Although Alisher Kabildjanov’s combination of intellect, creativity and work ethic make him a deserving choice for Red River College’s joint award with the Project Management Institute (PMI) for outstanding student work, he’s quick to shine the spotlight on others when talking about his experience in RRC’s Project Management program.
“If I had to pick just one highlight from the program, I’d say it was the teamwork,” says Alisher. “The relationship between the teams who were working on projects, they were the best part. It’s how I realized that project management is not about your unique skills at the end of the day – it’s your team’s strengths and [your] ability to work with teams.”
When Alisher arrived in Winnipeg 12 years ago, he’d already spent years working with teams. After earning a Bachelor’s degree in English philosophy from Karshi State University, he embraced the “uncertainty and risk, but also the unique results” of projects for both the United Nations Development Program and the European Union’s Technical Assistance Program in project management and business analyst roles.
With that considerable international experience under his belt, why did he register for Project Management in 2011?
“The value you gain from a recognized program is being introduced to best practices,” Alisher says. “Now I can reference collections of different tools and techniques that are reviewed by hundreds of thousands of professionals, best practices I was not aware of before.”
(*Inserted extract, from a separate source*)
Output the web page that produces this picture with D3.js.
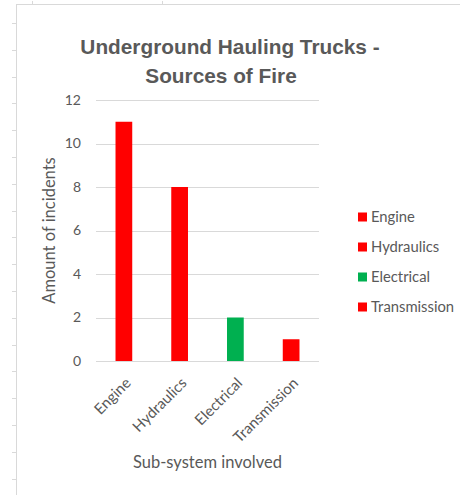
<!DOCTYPE html>
<html>
<head>
<meta charset="utf-8">
<script src="https://cdn.jsdelivr.net/npm/d3@7"></script>
<style>
  body { margin: 0; background: #fff; }
  svg { display: block; }
  text { fill: #595959; font-family: Lato, "Noto Sans", sans-serif; }
  text.title { font-family: "Liberation Sans", Arial, sans-serif; font-weight: bold; font-size: 20.8px; }
</style>
</head>
<body>
<svg></svg>
<script>
// chart data
let categories = ["Engine", "Hydraulics", "Electrical", "Transmission"];
let incidents = [11, 8, 2, 1];
let barColors = ["#ff0000", "#ff0000", "#00b050", "#ff0000"];
let yTicks = [0, 2, 4, 6, 8, 10, 12];

let width = 460;
let height = 495;
let plot = { left: 96, right: 319, top: 100, bottom: 361 };
let grey = "#d9d9d9";

let svg = d3.select("svg")
    .attr("width", width)
    .attr("height", height);

let values = categories.map((c, i) => ({ name: c, value: incidents[i], color: barColors[i] }));

// spreadsheet frame behind the chart
let frame = svg.append("g").attr("stroke", grey).attr("stroke-width", 1);
frame.append("line").attr("x1", 16.5).attr("x2", 16.5).attr("y1", 4).attr("y2", height);
frame.append("line").attr("x1", 16).attr("x2", width).attr("y1", 4.5).attr("y2", 4.5);
frame.selectAll(".row")
    .data(d3.range(0, 18))
    .enter()
    .append("line")
    .attr("x1", 12).attr("x2", 16)
    .attr("y1", (d) => Math.round(23 + d * 26.8) + 0.5)
    .attr("y2", (d) => Math.round(23 + d * 26.8) + 0.5);
frame.selectAll(".col")
    .data([32, 162])
    .enter()
    .append("line")
    .attr("x1", (d) => d + 0.5).attr("x2", (d) => d + 0.5)
    .attr("y1", 1).attr("y2", 4);

// scales
let xScale = d3.scaleBand()
    .domain(categories)
    .range([plot.left, plot.right])
    .paddingInner(0.7)
    .paddingOuter(0.35);

let yScale = d3.scaleLinear()
    .domain([0, 12])
    .range([plot.bottom, plot.top]);

// gridlines
svg.append("g")
    .selectAll("line")
    .data(yTicks)
    .enter()
    .append("line")
    .attr("x1", plot.left)
    .attr("x2", plot.right)
    .attr("y1", (d) => Math.round(yScale(d)) + 0.5)
    .attr("y2", (d) => Math.round(yScale(d)) + 0.5)
    .attr("stroke", grey);

// bars
svg.append("g")
    .selectAll("rect")
    .data(values)
    .enter()
    .append("rect")
    .attr("x", (d) => xScale(d.name))
    .attr("width", xScale.bandwidth())
    .attr("y", (d) => yScale(d.value))
    .attr("height", (d) => yScale(0) - yScale(d.value))
    .attr("fill", (d) => d.color);

// y axis
let yAxis = d3.axisLeft(yScale).tickValues(yTicks).tickSize(0).tickPadding(15);
let yG = svg.append("g")
    .attr("transform", "translate(" + plot.left + ",0)")
    .call(yAxis);
yG.select(".domain").remove();
yG.selectAll("text")
    .style("font-size", "14px")
    .style("font-family", "Lato, sans-serif")
    .attr("fill", "#595959");

// x axis
let xAxis = d3.axisBottom(xScale).tickSize(0);
let xG = svg.append("g")
    .attr("transform", "translate(0," + plot.bottom + ")")
    .call(xAxis);
xG.select(".domain")
    .attr("stroke", grey)
    .attr("d", "M" + plot.left + ",0.5H" + plot.right);
xG.selectAll("text")
    .style("font-size", "15px")
    .style("font-family", "Lato, sans-serif")
    .attr("fill", "#595959")
    .attr("text-anchor", "end")
    .attr("dy", null)
    .attr("y", 0)
    .attr("transform", "translate(8,23) rotate(-45)");

// title
svg.append("text").attr("class", "title")
    .attr("x", 230).attr("y", 54)
    .attr("text-anchor", "middle")
    .text("Underground Hauling Trucks -");
svg.append("text").attr("class", "title")
    .attr("x", 221).attr("y", 83)
    .attr("text-anchor", "middle")
    .text("Sources of Fire");

// axis titles
svg.append("text")
    .attr("transform", "translate(55," + (plot.top + plot.bottom) / 2 + ") rotate(-90)")
    .attr("text-anchor", "middle")
    .style("font-size", "16.5px")
    .text("Amount of incidents");

svg.append("text")
    .attr("x", 207.5)
    .attr("y", 468)
    .attr("text-anchor", "middle")
    .style("font-size", "16.5px")
    .text("Sub-system involved");

// legend
let legend = svg.append("g")
    .selectAll("g")
    .data(values)
    .enter()
    .append("g")
    .attr("transform", (d, i) => "translate(358," + (217 + i * 30) + ")");
legend.append("rect")
    .attr("x", 0).attr("y", -4.5)
    .attr("width", 9).attr("height", 9)
    .attr("fill", (d) => d.color);
legend.append("text")
    .attr("x", 13)
    .attr("y", 5)
    .style("font-size", "14.8px")
    .text((d) => d.name);
</script>
</body>
</html>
Now the project manager responsible for overall strategy and methodology at the National Aboriginal Diabetes Association, the young father of one is excited about the potential of information technology to inform his employer’s plans. He’s so passionate on the subject, he’s heading back to school for computer science courses at RRC, while also considering a Master’s degree – all with the goal of improving others’ lives.
When he accepted his award and $1,000 cheque in mid-April at PMI’s annual spring conference, Alisher’s brief speech also focused on others – specifically the potential RRC’s Project Management program has to change local perception of major projects.
“In Winnipeg there are still too many high-profile projects in the media for the wrong reasons. I believe this program is well positioned to prepare project leaders now and in the future to change that. It’s very much needed.”